I would fight the introduction of Keno even if I was not running for mayor,” Fernandez said. It is wrong to bring Keno into our neighborhoods. … We need a mayor who supports kids, not Keno.”

Harp responded by saying Fernandez is making a specious argument.”

Surrounding states already have Keno, she said. Connecticut already has legalized gambling. There are some people who have addictive personalities and may have a problem. If they do have a problem, they’ve already” developed it through Connecticut’s lottery or through ready access to the casinos,” she argued. Anybody who’s going to have a gambling problem already has it.”

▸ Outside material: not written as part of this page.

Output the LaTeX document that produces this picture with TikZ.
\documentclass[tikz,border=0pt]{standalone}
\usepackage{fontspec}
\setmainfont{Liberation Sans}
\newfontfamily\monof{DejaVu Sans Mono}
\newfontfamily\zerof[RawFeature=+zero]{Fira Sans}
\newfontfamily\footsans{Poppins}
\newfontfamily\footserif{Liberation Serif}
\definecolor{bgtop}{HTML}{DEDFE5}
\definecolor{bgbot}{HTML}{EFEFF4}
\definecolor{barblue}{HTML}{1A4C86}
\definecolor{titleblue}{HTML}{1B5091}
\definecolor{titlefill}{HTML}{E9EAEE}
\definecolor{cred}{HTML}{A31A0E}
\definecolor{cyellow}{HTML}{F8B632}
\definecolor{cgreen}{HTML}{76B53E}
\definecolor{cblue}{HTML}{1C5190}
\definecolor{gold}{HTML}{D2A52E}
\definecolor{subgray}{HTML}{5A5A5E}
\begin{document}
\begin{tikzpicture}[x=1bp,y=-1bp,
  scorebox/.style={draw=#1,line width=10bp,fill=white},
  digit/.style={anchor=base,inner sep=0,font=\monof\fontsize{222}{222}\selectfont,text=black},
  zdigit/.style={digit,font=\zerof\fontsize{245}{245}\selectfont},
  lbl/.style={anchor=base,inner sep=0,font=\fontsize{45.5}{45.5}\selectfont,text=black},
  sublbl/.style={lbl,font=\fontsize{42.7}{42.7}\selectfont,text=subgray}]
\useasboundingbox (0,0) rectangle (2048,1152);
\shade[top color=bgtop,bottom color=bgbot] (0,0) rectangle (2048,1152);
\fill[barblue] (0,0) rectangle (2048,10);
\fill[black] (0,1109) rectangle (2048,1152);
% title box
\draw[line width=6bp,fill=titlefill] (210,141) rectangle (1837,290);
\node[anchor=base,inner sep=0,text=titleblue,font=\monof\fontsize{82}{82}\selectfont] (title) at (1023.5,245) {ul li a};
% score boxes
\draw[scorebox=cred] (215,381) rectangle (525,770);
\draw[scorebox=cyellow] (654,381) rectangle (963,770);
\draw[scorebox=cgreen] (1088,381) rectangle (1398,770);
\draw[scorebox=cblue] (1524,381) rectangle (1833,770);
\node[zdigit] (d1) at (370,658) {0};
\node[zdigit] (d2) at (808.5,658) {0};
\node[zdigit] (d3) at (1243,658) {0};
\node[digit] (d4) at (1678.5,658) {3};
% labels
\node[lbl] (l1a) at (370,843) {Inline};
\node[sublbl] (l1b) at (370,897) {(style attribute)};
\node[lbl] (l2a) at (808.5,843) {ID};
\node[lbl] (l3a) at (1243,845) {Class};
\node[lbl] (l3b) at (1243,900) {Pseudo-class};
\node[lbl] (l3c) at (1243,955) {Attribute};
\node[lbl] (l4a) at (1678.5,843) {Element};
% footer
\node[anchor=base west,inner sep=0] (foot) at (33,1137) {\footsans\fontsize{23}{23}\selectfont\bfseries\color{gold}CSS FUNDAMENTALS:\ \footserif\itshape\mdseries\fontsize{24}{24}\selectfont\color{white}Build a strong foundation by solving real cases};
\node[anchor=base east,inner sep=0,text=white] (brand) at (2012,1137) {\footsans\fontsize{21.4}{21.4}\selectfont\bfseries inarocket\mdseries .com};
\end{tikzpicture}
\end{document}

She said the budget directed money to the Department of Mental Health and Addiction Services to help problem gamblers. (The decision to divert $400,000 in lottery revenue to the Chronic Gamblers Account” was made by the legislature’s Finance Committee after the budget passed.)

Thomas MacMillan Photo

Keno is an electrified multiple-layered bingo. I don’t know why he feels it’s more addictive than playing the lottery or going to the casinos or the video horse races,” said Harp (pictured). He can’t show us any studies showing it is any worse” than other forms of gambling.

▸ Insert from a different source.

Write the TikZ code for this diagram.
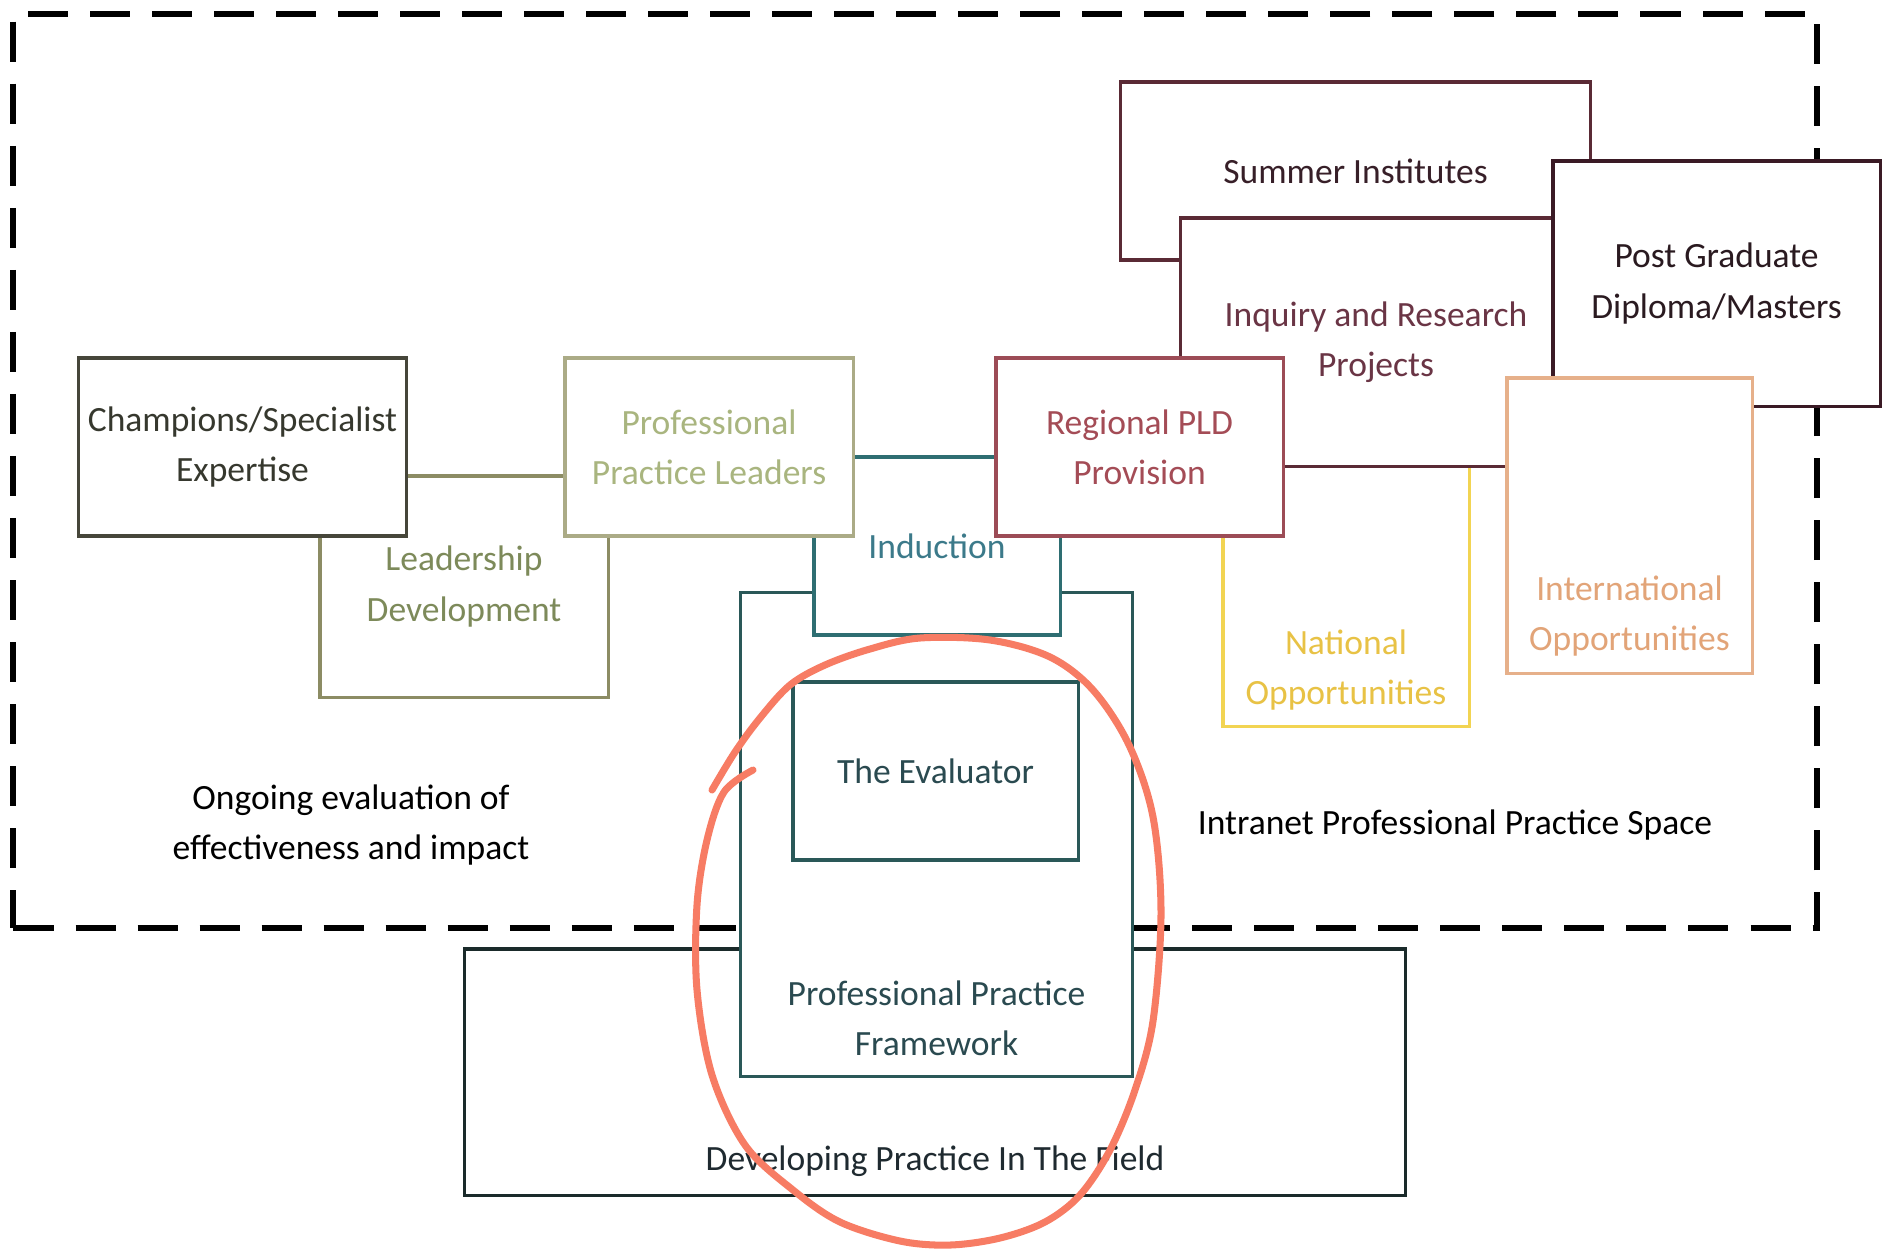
\documentclass[tikz,border=0pt]{standalone}
\usepackage{fontspec}
\setmainfont{Carlito}
\definecolor{champc}{HTML}{46463A}
\definecolor{champt}{HTML}{36382E}
\definecolor{pplc}{HTML}{ABAB86}
\definecolor{pplt}{HTML}{A9B57F}
\definecolor{leadc}{HTML}{8C8C64}
\definecolor{leadt}{HTML}{7D8A5A}
\definecolor{indc}{HTML}{2E6E72}
\definecolor{indt}{HTML}{3C7A8A}
\definecolor{ppfc}{HTML}{2A5858}
\definecolor{ppft}{HTML}{2A4A50}
\definecolor{devc}{HTML}{1A2A2A}
\definecolor{devt}{HTML}{1F2A30}
\definecolor{regc}{HTML}{9C4C56}
\definecolor{regt}{HTML}{A44C56}
\definecolor{inqc}{HTML}{5A2A35}
\definecolor{inqt}{HTML}{6A3545}
\definecolor{pgc}{HTML}{3A1A25}
\definecolor{pgt}{HTML}{2A1A20}
\definecolor{natc}{HTML}{F2D452}
\definecolor{natt}{HTML}{E8C245}
\definecolor{intlc}{HTML}{E6B08A}
\definecolor{intlt}{HTML}{E2A478}
\definecolor{ringc}{HTML}{F77C64}
\tikzset{box/.style={draw, fill=white, line width=0.9pt, inner sep=0pt, outer sep=0pt, align=center, font=\fontsize{10.1}{14.3}\selectfont}, txt/.style={align=center, inner sep=0pt, font=\fontsize{10.1}{14.3}\selectfont}, space/.style={draw, line width=1.7pt, dash pattern=on 0.4cm off 0.22cm, inner sep=0pt}, ring/.style={draw=ringc, line width=2pt, line cap=round, line join=round}}

\begin{document}
\begin{tikzpicture}[x=0.01cm, y=-0.01cm]
    \useasboundingbox (0,0) rectangle (1883,1248);
    \node[space, minimum width=18.02cm, minimum height=9.14cm] (frame) at (915,471) {};
    \node[box, draw=devc, minimum width=9.4cm, minimum height=2.46cm] (dev) at (935,1072) {};
    \node[txt, text=devt] (devT) at (935,1161) {Developing Practice In The Field};
    \node[box, draw=ppfc, minimum width=3.91cm, minimum height=4.83cm] (ppf) at (936.5,834.5) {};
    \node[txt, text=ppft] (ppfT) at (936.5,1018) {Professional Practice\\Framework};
    \node[box, draw=ppfc, text=ppft, minimum width=2.85cm, minimum height=1.78cm] (eval) at (935.5,771) {The Evaluator};
    \node[box, draw=indc, text=indt, minimum width=2.46cm, minimum height=1.78cm] (ind) at (937,546) {Induction};
    \node[box, draw=leadc, text=leadt, minimum width=2.88cm, minimum height=2.21cm] (lead) at (464,586.5) {Leadership\\Development};
    \node[box, draw=champc, text=champt, minimum width=3.27cm, minimum height=1.78cm] (champ) at (242.5,447) {Champions/Specialist\\Expertise};
    \node[box, draw=pplc, text=pplt, minimum width=2.88cm, minimum height=1.78cm] (ppl) at (709,447) {Professional\\Practice Leaders};
    \node[box, draw=inqc, text=pgt!80!inqt, minimum width=4.69cm, minimum height=1.78cm] (summer) at (1355.5,171) {Summer Institutes};
    \node[box, draw=natc, minimum width=2.46cm, minimum height=2.6cm] (nat) at (1346,596) {};
    \node[txt, text=natt] (natT) at (1346,670) {National\\Opportunities};
    \node[box, draw=inqc, text=inqt, minimum width=3.9cm, minimum height=2.48cm] (inq) at (1376,342) {Inquiry and Research\\Projects};
    \node[box, draw=regc, text=regt, minimum width=2.87cm, minimum height=1.78cm] (reg) at (1139.5,447) {Regional PLD\\Provision};
    \node[box, draw=pgc, text=pgt, minimum width=3.27cm, minimum height=2.45cm] (pg) at (1716.5,283.5) {Post Graduate\\Diploma/Masters};
    \node[box, draw=intlc, minimum width=2.45cm, minimum height=2.95cm] (intl) at (1629.5,525.5) {};
    \node[txt, text=intlt] (intlT) at (1629.5,616) {International\\Opportunities};
    \node[txt] (ongoing) at (351,825) {Ongoing evaluation of\\effectiveness and impact};
    \node[txt] (intranet) at (1455,825) {Intranet Professional Practice Space};
    \draw[ring] plot[smooth, tension=0.55] coordinates {(753,770) (724,792) (707,840) (697,905) (697,990) (712,1075) (745,1145) (793,1190) (840,1222) (900,1241) (950,1245) (1000,1238) (1045,1222) (1080,1195) (1110,1150) (1135,1090) (1153,1021) (1161,913) (1153,817) (1129,745) (1093,690) (1050,657) (990,640) (920,638) (870,649) (825,665) (790,685) (760,718) (735,752) (712,790)};
\end{tikzpicture}
\end{document}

Bingo games already take place in church halls without apparent problems, Harp added.

In Keno, players win prizes by correctly guessing some of the numbers generated by a central computer system using a random number generator, rabbit ear, or a wheel system device using numbered balls,” according to a state legislative analysis. Players pick numbers, often based on a birthday or anniversary; then the system selects 20 out of 80 numbers.

At Fernandez’s press conference, Mary Drexler (pictured), executive director of the Connecticut Council on Problem Gambling, cited research by Rachel Volberg of the University of Massachusetts reporting a more addictive effect of Keno on people in other states. In Massachusetts, young Latino women emerged as the most likely to get hooked on the game, Drexler said.

She argued that Keno is qualitatively different from other existing forms of legalized gambling in the state. It’s easier to get to than a casino, and the games can be repeated so quickly, she said. Also, kids will come into contact with it more when it comes to local restaurants, she said; studies show that young people who start gambling earlier in life are more likely to develop an addiction.

How much gambling is too much?” Drexler asked. She noted that the public has been clear in public-opinion polls (see Question 31) that it didn’t want Keno expanded.

Miguel Pittman, co-owner of Standra’s Next Generation, already had a sign on the side of his building declaring the corner a drug-free zone.” He put up a new Kids not Keno” sign on the same wall (pictured at the top of the story) after Monday’s press conference.

Many people work every day to make Congress Avenue a thriving, drug-free place,” Pittman said. Crack Keno” would work like drugs on the neighborhood, he predicted: It would create crime and make our streets less safe.”

The Keno provision plugged a $30 million hole in the state’s newly passed $37.6 billion two-year budget.

State Senate Majority Leader Marty Looney of New Haven, another target of criticism at Fernandez’s press conference, argued Monday that cuts to human services and education would have caused greater harm had the Keno expansion not been added to the budget.

Keno was operating all around us anyway. It’s part of the legal gambling efforts underway in so many states.

If people are responsible and apportion their spending wisely, they won’t spend a lot on Keno,” Looney said. It’s all around us in the world. Constantly you’re balancing options.”